Who: Sydney Kings v Illawarra Hawks
When: 7.30pm (AEDT), Saturday 9 January
Where: Sydney Olympic Park Sports Centre
Watch: Fox Sports; Sky Sports NZ; NBL Live App
Last time they met: Illawarra 102 (Lisch 23, Penney 21, Ogilvy 17) d Sydney 83 (Carter 17, Garlepp 17, Thornton 17), Round 11, WIN Entertainment Centre, Wollongong
THE MATCH-UP Josh Childress v Kirk Penney – This battle is a mismatch at both ends in man-to-man defence, with Penney too slippery off the ball and Childress too long and athletic with it. Expect both teams to mix up their D, but this pair is also the key to busting zones – Penney from outside, Childress at the hoop.
THE STATS Sydney have given up 100, 96 and 102 points in their three games against the Hawks. The Kings are 0-13 when opponents score more than 85 points, with 12 of those losses by double-figure margins.

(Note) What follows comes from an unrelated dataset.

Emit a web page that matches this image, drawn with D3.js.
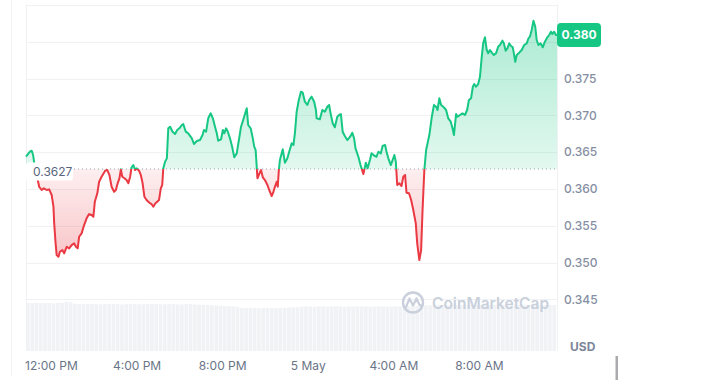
<!DOCTYPE html>
<html>
<head>
<meta charset="utf-8">
<script src="https://cdn.jsdelivr.net/npm/d3@7"></script>
<style>
  html, body { margin: 0; padding: 0; background: #fff; }
  svg { display: block; font-family: Inter, "Noto Sans", sans-serif; }
</style>
</head>
<body>
<svg width="707" height="389"></svg>
<script>
// price readings: [minutes after 10:50 AM on 4 May, price in USD]
const priceData = [
  [0,0.3644],[11,0.36505],[16,0.36519],[20,0.3646],[22,0.36392],[28,0.36188],[34,0.36097],[37,0.36029],
  [44,0.35985],[50,0.36008],[58,0.35985],[65,0.35994],[72,0.35917],[77,0.35758],[79,0.35536],[83,0.3526],
  [86,0.35101],[91,0.35078],[95,0.35146],[102,0.35169],[107,0.35124],[114,0.35214],[121,0.35192],[128,0.35237],
  [135,0.3526],[140,0.35214],[145,0.35192],[149,0.3535],[156,0.35396],[163,0.35509],[170,0.356],[177,0.35658],
  [184,0.35645],[189,0.35622],[193,0.35826],[200,0.3594],[205,0.36097],[212,0.36165],[222,0.36247],[228,0.36256],
  [234,0.36188],[240,0.36029],[247,0.35961],[252,0.35985],[257,0.36076],[262,0.36144],[266,0.36266],[270,0.36165],
  [276,0.36144],[282,0.3612],[287,0.36076],[292,0.36165],[296,0.36293],[301,0.36324],[306,0.36256],[310,0.3628],
  [317,0.36247],[322,0.36188],[327,0.36076],[332,0.35894],[338,0.35849],[346,0.35812],[352,0.35794],[357,0.35758],
  [363,0.35804],[368,0.35826],[373,0.35849],[378,0.36008],[382,0.36053],[385,0.3628],[390,0.36369],[395,0.36415],
  [399,0.36823],[404,0.36845],[411,0.36777],[418,0.36746],[424,0.368],[430,0.36823],[437,0.36868],[441,0.36882],
  [448,0.36777],[455,0.36755],[465,0.36687],[471,0.3661],[479,0.3665],[488,0.36664],[495,0.36732],[499,0.368],
  [505,0.36777],[511,0.36959],[518,0.37027],[524,0.36959],[530,0.36845],[535,0.36755],[539,0.36655],[547,0.36674],
  [552,0.368],[556,0.36755],[561,0.36823],[566,0.36777],[572,0.36687],[578,0.36573],[584,0.36429],[591,0.36483],
  [597,0.36664],[603,0.36845],[609,0.36936],[616,0.37049],[619,0.37095],[623,0.36868],[630,0.36823],[636,0.36687],
  [640,0.36573],[644,0.36528],[649,0.36144],[654,0.36202],[659,0.36256],[664,0.36157],[670,0.3612],[677,0.36053],
  [682,0.35985],[689,0.35903],[693,0.35948],[698,0.36029],[703,0.36097],[706,0.36029],[709,0.36256],[712,0.36392],
  [720,0.36538],[726,0.36356],[733,0.36415],[738,0.36505],[745,0.36619],[750,0.36596],[754,0.36755],[759,0.37049],
  [765,0.37208],[771,0.3732],[776,0.37307],[782,0.37185],[789,0.3714],[794,0.37208],[801,0.37253],[808,0.37185],
  [813,0.37072],[815,0.36959],[824,0.36945],[831,0.37072],[838,0.37049],[845,0.37117],[850,0.3714],[854,0.37027],
  [860,0.36891],[866,0.36837],[873,0.36981],[878,0.37004],[883,0.37017],[888,0.36777],[894,0.36718],[901,0.36664],
  [909,0.36709],[915,0.36763],[920,0.36687],[924,0.36551],[932,0.36437],[938,0.36324],[946,0.36202],[953,0.36356],
  [958,0.3628],[965,0.36402],[969,0.36483],[976,0.36454],[983,0.36437],[988,0.36505],[995,0.36483],[1000,0.36583],
  [1007,0.36596],[1011,0.36505],[1016,0.36415],[1023,0.36324],[1028,0.36392],[1033,0.3646],[1037,0.36369],[1041,0.36053],
  [1047,0.36076],[1053,0.36039],[1058,0.36165],[1063,0.36188],[1067,0.35948],[1074,0.3594],[1080,0.35849],[1086,0.35713],
  [1093,0.35532],[1097,0.3526],[1103,0.35033],[1108,0.35169],[1112,0.35713],[1117,0.36256],[1122,0.36528],[1125,0.36596],
  [1131,0.36732],[1138,0.36981],[1144,0.3714],[1150,0.37117],[1154,0.37072],[1159,0.37231],[1164,0.3714],[1170,0.37117],
  [1178,0.37072],[1184,0.36959],[1191,0.36913],[1196,0.36823],[1200,0.36732],[1206,0.37017],[1210,0.36981],[1217,0.37004],
  [1224,0.37027],[1231,0.37004],[1237,0.37072],[1242,0.37208],[1248,0.37231],[1253,0.37388],[1257,0.37425],[1262,0.37388],
  [1268,0.37425],[1273,0.37524],[1278,0.37796],[1282,0.37978],[1287,0.3806],[1292,0.37887],[1296,0.37842],[1301,0.37887],
  [1306,0.37851],[1312,0.37819],[1318,0.37842],[1324,0.37932],[1329,0.37955],[1336,0.38014],[1340,0.37978],[1345,0.37878],
  [1350,0.3791],[1355,0.37978],[1360,0.37942],[1365,0.37924],[1368,0.37842],[1372,0.37728],[1376,0.37819],[1383,0.37851],
  [1390,0.37887],[1397,0.37955],[1404,0.37978],[1409,0.38046],[1413,0.38068],[1418,0.38159],[1423,0.38285],[1428,0.38204],
  [1432,0.38023],[1437,0.37955],[1443,0.37978],[1449,0.37924],[1455,0.38],[1462,0.3806],[1467,0.38091],[1472,0.38136],
  [1476,0.38105],[1481,0.38136],[1486,0.38091],[1489,0.38091]
];

// volume per 12 minute bucket (millions USD)
const volumes = [
  4.80,4.78,4.82,4.79,4.81,4.80,4.77,4.80,4.83,4.90,4.88,
  4.72,4.70,4.69,4.71,4.68,4.70,4.67,4.69,4.72,4.70,4.68,4.66,4.69,4.71,4.70,4.68,4.67,4.70,4.72,4.69,
  4.66,4.68,4.70,4.69,4.67,4.65,4.68,4.70,4.66,4.64,4.62,4.60,4.58,4.55,4.52,4.50,4.48,4.45,4.40,
  4.30,4.28,4.31,4.29,4.27,4.30,4.32,4.29,4.28,4.30,4.33,4.35,4.38,4.40,
  4.44,4.46,4.45,4.43,4.47,4.45,4.44,4.46,4.48,4.45,4.43,4.46,4.44,4.47,4.45,4.46,4.44,4.45,4.47,4.46,
  4.44,4.45,4.48,4.46,4.45,4.47,4.49,4.50,4.52,4.55,
  4.58,4.60,4.59,4.61,4.60,4.62,4.59,4.60,4.61,4.58,4.60,4.62,4.61,4.59,4.60,4.62,4.61,4.60,4.59,4.61,
  4.62,4.60,4.58,4.60,4.61,4.62,4.60,4.59,4.61,4.60
];
const volumeStep = 12; // minutes

const openPrice = 0.3627;
const lastLabel = "0.380";
const yTicks = [0.345, 0.350, 0.355, 0.360, 0.365, 0.370, 0.375];
const gridValues = [0.345, 0.350, 0.355, 0.360, 0.365, 0.370, 0.375, 0.380, 0.385];
const xTickHours = [12, 16, 20, 24, 28, 32]; // hours after midnight of 4 May
const xTickLabels = ["12:00 PM", "4:00 PM", "8:00 PM", "5 May", "4:00 AM", "8:00 AM"];

const green = "#16c784", red = "#ea3943";
const t0 = new Date(2024, 4, 4, 10, 50);
const minToDate = m => new Date(t0.getTime() + m * 60000);
const day0 = new Date(2024, 4, 4, 0, 0);

const svg = d3.select("svg");

const x = d3.scaleTime()
  .domain([t0, minToDate(1489)])
  .range([26, 557]);
const y = d3.scaleLinear()
  .domain([0.345, 0.380])
  .range([299.3, 41.7]);
const yVol = d3.scaleLinear()
  .domain([0, 5])
  .range([351, 301]);

const yBase = y(openPrice);

// far left rule
svg.append("line")
  .attr("x1", 11.5).attr("x2", 11.5).attr("y1", 0).attr("y2", 376)
  .attr("stroke", "#f1f2f4");

// volume bars
const barW = x(minToDate(volumeStep)) - x(minToDate(0));
svg.append("g").selectAll("rect")
  .data(volumes)
  .join("rect")
  .attr("x", (d, i) => x(minToDate(i * volumeStep)))
  .attr("width", barW - 0.6)
  .attr("y", d => yVol(d))
  .attr("height", d => yVol(0) - yVol(d))
  .attr("fill", "#f0f2f5");

// grid
svg.append("g").selectAll("line")
  .data(gridValues)
  .join("line")
  .attr("x1", 26).attr("x2", 557)
  .attr("y1", d => Math.round(y(d)) + 0.5)
  .attr("y2", d => Math.round(y(d)) + 0.5)
  .attr("stroke", "#f0f1f3");

svg.append("line")
  .attr("x1", 26.5).attr("x2", 26.5).attr("y1", 4.5).attr("y2", 351)
  .attr("stroke", "#f0f1f3");
svg.append("line")
  .attr("x1", 557.5).attr("x2", 557.5).attr("y1", 4.5).attr("y2", 351)
  .attr("stroke", "#f0f1f3");

// watermark
const wm = svg.append("g").attr("fill", "none").attr("stroke", "#c9d0dc");
wm.append("circle").attr("cx", 413).attr("cy", 302.5).attr("r", 10).attr("stroke-width", 2.4);
wm.append("path")
  .attr("d", "M406,307 L409.5,298.5 L413,305.5 L416.5,298.5 L419,304 Q420,306.5 421.5,305")
  .attr("stroke-width", 2.2).attr("stroke-linejoin", "round").attr("stroke-linecap", "round");
svg.append("text")
  .attr("x", 432).attr("y", 308.5)
  .attr("font-size", 15.5).attr("font-weight", 600)
  .attr("fill", "#c9d0dc")
  .text("CoinMarketCap");

// gradients and clips
const defs = svg.append("defs");
const gG = defs.append("linearGradient").attr("id", "gGreen")
  .attr("gradientUnits", "userSpaceOnUse").attr("x1", 0).attr("x2", 0).attr("y1", 20).attr("y2", yBase);
gG.append("stop").attr("offset", 0).attr("stop-color", green).attr("stop-opacity", 0.36);
gG.append("stop").attr("offset", 1).attr("stop-color", green).attr("stop-opacity", 0.12);
const gR = defs.append("linearGradient").attr("id", "gRed")
  .attr("gradientUnits", "userSpaceOnUse").attr("x1", 0).attr("x2", 0).attr("y1", yBase).attr("y2", 262);
gR.append("stop").attr("offset", 0).attr("stop-color", red).attr("stop-opacity", 0.08);
gR.append("stop").attr("offset", 1).attr("stop-color", red).attr("stop-opacity", 0.3);

defs.append("clipPath").attr("id", "above")
  .append("rect").attr("x", 0).attr("y", 0).attr("width", 707).attr("height", yBase);
defs.append("clipPath").attr("id", "below")
  .append("rect").attr("x", 0).attr("y", yBase).attr("width", 707).attr("height", 389 - yBase);

const area = d3.area()
  .x(d => x(minToDate(d[0])))
  .y0(yBase)
  .y1(d => y(d[1]));
const line = d3.line()
  .x(d => x(minToDate(d[0])))
  .y(d => y(d[1]));

svg.append("path").datum(priceData).attr("clip-path", "url(#above)")
  .attr("d", area).attr("fill", "url(#gGreen)");
svg.append("path").datum(priceData).attr("clip-path", "url(#below)")
  .attr("d", area).attr("fill", "url(#gRed)");

// baseline
svg.append("line")
  .attr("x1", 26).attr("x2", 557).attr("y1", yBase).attr("y2", yBase)
  .attr("stroke", "#9aa2b1").attr("stroke-width", 1).attr("stroke-dasharray", "1,3");

svg.append("path").datum(priceData).attr("clip-path", "url(#above)")
  .attr("d", line).attr("fill", "none").attr("stroke", green)
  .attr("stroke-width", 2).attr("stroke-linejoin", "round");
svg.append("path").datum(priceData).attr("clip-path", "url(#below)")
  .attr("d", line).attr("fill", "none").attr("stroke", red)
  .attr("stroke-width", 2).attr("stroke-linejoin", "round");

// open price label
svg.append("rect")
  .attr("x", 26).attr("y", yBase - 6.5).attr("width", 47).attr("height", 18).attr("rx", 3)
  .attr("fill", "#fff");
svg.append("text")
  .attr("x", 33).attr("y", yBase + 2.5).attr("dy", "0.35em")
  .attr("font-size", 12).attr("fill", "#58667e")
  .text(openPrice.toFixed(4));

// y axis
const yAxis = svg.append("g")
  .attr("transform", "translate(557,0)")
  .call(d3.axisRight(y).tickValues(yTicks).tickFormat(d3.format(".3f")).tickSize(0).tickPadding(7));
yAxis.select(".domain").remove();
yAxis.selectAll("text")
  .attr("font-family", "Inter, sans-serif").attr("font-size", 12).attr("font-weight", 500)
  .attr("fill", "#858ea2");

// last price tag
const lastY = y(priceData[priceData.length - 1][1]);
svg.append("rect")
  .attr("x", 557).attr("y", lastY - 12).attr("width", 44).attr("height", 24).attr("rx", 4)
  .attr("fill", green);
svg.append("text")
  .attr("x", 579).attr("y", lastY).attr("dy", "0.35em")
  .attr("text-anchor", "middle").attr("font-size", 12).attr("font-weight", 700)
  .attr("fill", "#fff")
  .text(lastLabel);

// x axis
const xAxis = svg.append("g")
  .attr("transform", "translate(0,357)")
  .call(d3.axisBottom(x)
    .tickValues(xTickHours.map(h => new Date(day0.getTime() + h * 3600000)))
    .tickFormat((d, i) => xTickLabels[i])
    .tickSize(0).tickPadding(4));
xAxis.select(".domain").remove();
xAxis.selectAll("text")
  .attr("font-family", "Inter, sans-serif").attr("font-size", 12)
  .attr("fill", "#6a7487");

// currency label
svg.append("text")
  .attr("x", 570).attr("y", 347).attr("dy", "0.35em")
  .attr("font-size", 12).attr("font-weight", 700).attr("fill", "#7d869a")
  .text("USD");

// small scroll marker
svg.append("rect")
  .attr("x", 615.5).attr("y", 356).attr("width", 2.5).attr("height", 24)
  .attr("fill", "#a9abae");
</script>
</body>
</html>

Illawarra have dished out 58 assists and coughed up just 31 turnovers in this season series. In contrast, the Kings have recorded 39 dimes and 45 turnovers.

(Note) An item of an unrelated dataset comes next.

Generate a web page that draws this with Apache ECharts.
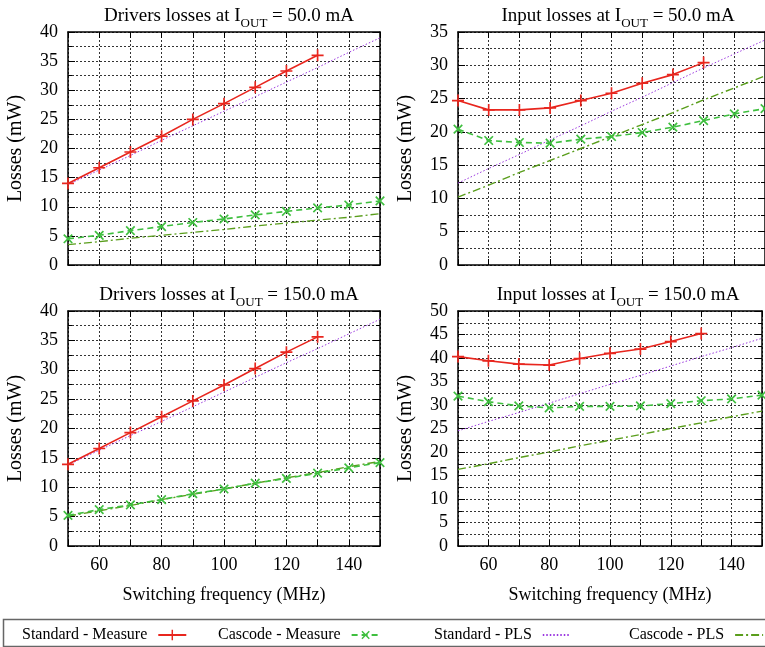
<!DOCTYPE html>
<html>
<head>
<meta charset="utf-8">
<title>Drivers and input losses</title>
<script src="https://cdn.jsdelivr.net/npm/echarts@6/dist/echarts.min.js"></script>
<style>
  html, body { margin: 0; padding: 0; background: #fff; }
  #chart { width: 765px; height: 647px; }
</style>
</head>
<body>
<div id="chart"></div>
<script>
// Switching frequencies (MHz); measurements stop at 130 MHz, PLS models run to 150 MHz
const freq = [50, 60, 70, 80, 90, 100, 110, 120, 130, 140, 150];
const xTickLabels = [60, 80, 100, 120, 140];

const seriesNames = ['Standard - Measure', 'Cascode - Measure', 'Standard - PLS', 'Cascode - PLS'];

// Drivers losses, I_OUT = 50 mA (mW)
const drv50StdMeas = [14.0, 16.7, 19.4, 22.1, 25.0, 27.7, 30.5, 33.3, 36.0];
const drv50CasMeas = [4.5, 5.1, 5.9, 6.6, 7.3, 7.9, 8.6, 9.2, 9.8, 10.3, 11.0];
const drv50StdPls  = [13.8, 16.3, 18.8, 21.4, 23.9, 26.4, 28.9, 31.4, 33.9, 36.5, 39.0];
const drv50CasPls  = [3.5, 4.0, 4.6, 5.1, 5.6, 6.1, 6.7, 7.2, 7.7, 8.2, 8.8];

// Input losses, I_OUT = 50 mA (mW)
const in50StdMeas = [24.7, 23.3, 23.3, 23.6, 24.7, 25.8, 27.3, 28.6, 30.4];
const in50CasMeas = [20.4, 18.7, 18.4, 18.3, 18.9, 19.3, 19.9, 20.7, 21.7, 22.7, 23.5];
const in50StdPls  = [12.3, 14.5, 16.6, 18.8, 20.9, 23.1, 25.2, 27.4, 29.6, 31.7, 33.8];
const in50CasPls  = [10.2, 12.0, 13.9, 15.7, 17.5, 19.3, 21.1, 22.9, 24.8, 26.6, 28.4];

// Drivers losses, I_OUT = 150 mA (mW)
const drv150StdMeas = [13.9, 16.6, 19.3, 22.0, 24.7, 27.4, 30.2, 33.0, 35.6];
const drv150CasMeas = [5.2, 6.2, 7.0, 7.9, 8.9, 9.7, 10.7, 11.5, 12.4, 13.3, 14.2];
const drv150StdPls  = [13.8, 16.3, 18.8, 21.2, 23.7, 26.2, 28.7, 31.2, 33.6, 36.1, 38.6];
const drv150CasPls  = [5.1, 6.0, 6.9, 7.9, 8.8, 9.7, 10.7, 11.6, 12.5, 13.5, 14.4];

// Input losses, I_OUT = 150 mA (mW)
const in150StdMeas = [40.3, 39.4, 38.7, 38.5, 39.9, 41.0, 41.9, 43.5, 45.2];
const in150CasMeas = [31.9, 30.7, 29.8, 29.4, 29.7, 29.7, 29.8, 30.3, 30.9, 31.3, 32.1];
const in150StdPls  = [24.5, 26.5, 28.4, 30.4, 32.4, 34.4, 36.3, 38.3, 40.3, 42.2, 44.2];
const in150CasPls  = [16.3, 17.5, 18.8, 20.0, 21.3, 22.5, 23.7, 25.0, 26.2, 27.5, 28.7];

const panels = [
  { title: ['Drivers losses at I', 'OUT', ' = 50.0 mA'], yMax: 40, data: [drv50StdMeas, drv50CasMeas, drv50StdPls, drv50CasPls],
    grid: { left: 68, top: 32, width: 312, height: 233 }, xLabels: false },
  { title: ['Input losses at I', 'OUT', ' = 50.0 mA'], yMax: 35, data: [in50StdMeas, in50CasMeas, in50StdPls, in50CasPls],
    grid: { left: 458, top: 32, width: 310, height: 233 }, xLabels: false },
  { title: ['Drivers losses at I', 'OUT', ' = 150.0 mA'], yMax: 40, data: [drv150StdMeas, drv150CasMeas, drv150StdPls, drv150CasPls],
    grid: { left: 68, top: 311, width: 312, height: 235 }, xLabels: true },
  { title: ['Input losses at I', 'OUT', ' = 150.0 mA'], yMax: 50, data: [in150StdMeas, in150CasMeas, in150StdPls, in150CasPls],
    grid: { left: 458, top: 311, width: 310, height: 235 }, xLabels: true }
];

const FONT = "'Liberation Serif', 'Times New Roman', serif";
const plusPath = 'path://M4.3,0H5.7V4.3H10V5.7H5.7V10H4.3V5.7H0V4.3H4.3Z';

const styles = [
  { color: '#e8261e', lineStyle: { width: 1.6, type: 'solid' }, symbol: plusPath, symbolSize: 12, symbolRotate: 0 },
  { color: '#3fbf3f', lineStyle: { width: 1.6, type: [6, 4] }, symbol: plusPath, symbolSize: 12, symbolRotate: 45 },
  { color: '#9b38e0', lineStyle: { width: 1, type: [1.5, 2] }, symbol: 'none' },
  { color: '#5a9e1c', lineStyle: { width: 1.4, type: [8, 3, 2, 3] }, symbol: 'none' }
];

const gridLine = { show: true, lineStyle: { color: '#333', width: 1, type: [2, 2] } };

const option = {
  animation: false,
  backgroundColor: '#fff',
  textStyle: { fontFamily: FONT },
  title: [],
  grid: [],
  xAxis: [],
  yAxis: [],
  series: [],
  legend: [],
  graphic: [{
    type: 'rect', silent: true, z: -1,
    shape: { x: 3.5, y: 619.5, width: 800, height: 27 },
    style: { fill: 'none', stroke: '#666', lineWidth: 1.5 }
  }]
};

panels.forEach((p, g) => {
  option.grid.push(Object.assign({ containLabel: false, show: false }, p.grid));

  option.title.push({
    text: '{a|' + p.title[0] + '}{s|' + p.title[1] + '}{a|' + p.title[2] + '}',
    left: p.grid.left + p.grid.width / 2,
    top: p.grid.top - 33,
    textAlign: 'center',
    textStyle: {
      fontFamily: FONT,
      fontWeight: 'normal',
      rich: {
        a: { fontFamily: FONT, fontSize: 19, fontWeight: 'normal', color: '#000', lineHeight: 22, verticalAlign: 'bottom' },
        s: { fontFamily: FONT, fontSize: 13, fontWeight: 'normal', color: '#000', lineHeight: 15, verticalAlign: 'bottom', padding: [0, 0, -4, 0] }
      }
    }
  });

  // bottom x axis with labels / grid
  option.xAxis.push({
    type: 'value', gridIndex: g, min: 50, max: 150, interval: 10, position: 'bottom',
    name: p.xLabels ? 'Switching frequency (MHz)' : '',
    nameLocation: 'middle', nameGap: 40,
    nameTextStyle: { fontFamily: FONT, fontSize: 18, color: '#000' },
    axisLine: { show: true, onZero: false, lineStyle: { color: '#000', width: 1.5 } },
    axisTick: { show: true, inside: true, length: 6, lineStyle: { color: '#000' } },
    axisLabel: {
      show: p.xLabels, margin: 10, fontFamily: FONT, fontSize: 18, color: '#000',
      formatter: v => (xTickLabels.indexOf(v) >= 0 ? String(v) : '')
    },
    splitLine: gridLine
  });
  // mirrored top axis
  option.xAxis.push({
    type: 'value', gridIndex: g, min: 50, max: 150, interval: 10, position: 'top',
    axisLine: { show: true, onZero: false, lineStyle: { color: '#000', width: 1.5 } },
    axisTick: { show: true, inside: true, length: 6, lineStyle: { color: '#000' } },
    axisLabel: { show: false }, splitLine: { show: false }
  });

  option.yAxis.push({
    type: 'value', gridIndex: g, min: 0, max: p.yMax, interval: 5, position: 'left',
    name: 'Losses (mW)', nameLocation: 'middle', nameGap: 42, nameRotate: 90,
    nameTextStyle: { fontFamily: FONT, fontSize: 20, color: '#000' },
    axisLine: { show: true, onZero: false, lineStyle: { color: '#000', width: 1.5 } },
    axisTick: { show: true, inside: true, length: 7, lineStyle: { color: '#000' } },
    minorTick: { show: true, splitNumber: 2, length: 4, lineStyle: { color: '#000' } },
    axisLabel: { margin: 10, fontFamily: FONT, fontSize: 18, color: '#000' },
    splitLine: gridLine,
    minorSplitLine: gridLine
  });
  option.yAxis.push({
    type: 'value', gridIndex: g, min: 0, max: p.yMax, interval: 5, position: 'right',
    axisLine: { show: true, onZero: false, lineStyle: { color: '#000', width: 1.5 } },
    axisTick: { show: true, inside: true, length: 7, lineStyle: { color: '#000' } },
    minorTick: { show: true, splitNumber: 2, length: 4, lineStyle: { color: '#000' } },
    axisLabel: { show: false }, splitLine: { show: false }
  });

  p.data.forEach((vals, k) => {
    const st = styles[k];
    option.series.push({
      type: 'line',
      name: seriesNames[k],
      xAxisIndex: 2 * g,
      yAxisIndex: 2 * g,
      data: vals.map((v, i) => [freq[i], v]),
      color: st.color,
      lineStyle: Object.assign({ color: st.color }, st.lineStyle),
      itemStyle: { color: st.color },
      symbol: st.symbol,
      symbolSize: st.symbolSize || 0,
      symbolRotate: st.symbolRotate || 0,
      showSymbol: st.symbol !== 'none',
      z: 10 - k
    });
  });
});

// Key along the bottom: label first, then the line sample (no marker for PLS lines)
const legendLefts = [17, 213, 429, 624];
seriesNames.forEach((name, k) => {
  const hasMarker = styles[k].symbol !== 'none';
  option.legend.push({
    data: [hasMarker ? { name: name } : { name: name, itemStyle: { opacity: 0, borderWidth: 0 } }],
    left: legendLefts[k],
    top: 622,
    align: 'right',
    itemWidth: 28,
    itemHeight: 13,
    selectedMode: false,
    textStyle: { fontFamily: FONT, fontSize: 16, color: '#000', padding: [0, 6, 0, 0] }
  });
});

const chart = echarts.init(document.getElementById('chart'), null, { renderer: 'canvas' });
chart.setOption(option);
</script>
</body>
</html>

Thursday’s second half against Melbourne was like a microcosm of the Hawks’ season.
In the third term they watched as United piled on 36 points – including 24 at 73 per cent in just over five minutes to finish the quarter – giving up everything from dunks to wide open threes.
Coach Rob Beveridge made some changes at the break and his team emerged a different defensive unit, holding Melbourne to nine points in the opening seven minutes on 2-of-8 shooting.
“Being a veteran group we actually respond and evolve on the fly quite well,” forward Oscar Forman said.
“Bevo throws a lot of stuff at us at training. We will run something once and then in a game he’ll say remember we did this, go do that. To the group’s credit we usually do it quite well.”
They have also grown into a quality defensive side over the first three months of the season.
In their opening nine games the Hawks forced 15 or more turnovers just twice. Since then only Cairns and Melbourne have coughed up less than that figure, with Illawarra forcing an average of 17.9 against other opponents.
“We have evolved, we worked out pretty quickly that if we’re a team that likes to score and shoot the ball we’ve got to have the ball,” Forman said.
“It took a few games for that to click for us, but we worked out if we play hard D - and we’re a group who can do that - playing hard D’s going to allow us to get the ball and shoot it more often.”
The key has been buy-in to Beveridge’s trademark pressure defences, and with two games inside 48 hours the Hawks’ boss said their recovery will be crucial to playing at high intensity again on Saturday.
With Josh Childress back in purple and gold, and guards Jason Cadee, Rhys Carter and Marcus Thornton at their best in the open floor, tired full-court defence will likely be punished by the Kings.
But Beveridge is adamant he won’t be adjusting his style because of fatigue or fear that Childress may unleash in transition. “We play a style of game that we have to play, it requires us to run up-and-down the floor so it’s a mental game as well,” he said. “We will be doing that, I won’t be saying play it in the half-court because Josh Childress is good in the open court. We’re playing our way.”
Beveridge described his team’s third quarter against Melbourne as bone-headed, a particular concern their cheap fouls which put United to the charity stripe and allowed them to break the Hawks’ flow.
Sydney shot 22 free throws to nine against Cairns, and if they can similarly force Illawarra to advance the ball against set defences they are in with a shot, but if Kirk Penney and Kevin Lisch can regularly flow into offence, the Kings’ ball-screen and rotation defence will be sorely tested.
Last meeting against Illawarra Cadee produced five points on 2-of-7 shooting and had more turnovers than assists, the Kevin White led defence rushing the 24-year-old to create the fast-paced tempo the Hawks thrive in.
A composed Cadee is a different proposition, running sets to find Childress in preferred spots and create shots for Tom Garlepp, Angus Brandt and Jeromie Hill that drag AJ Ogilvy and Co away from the hoop. Without that the Hawks’ interior defence becomes a tough nut to crack.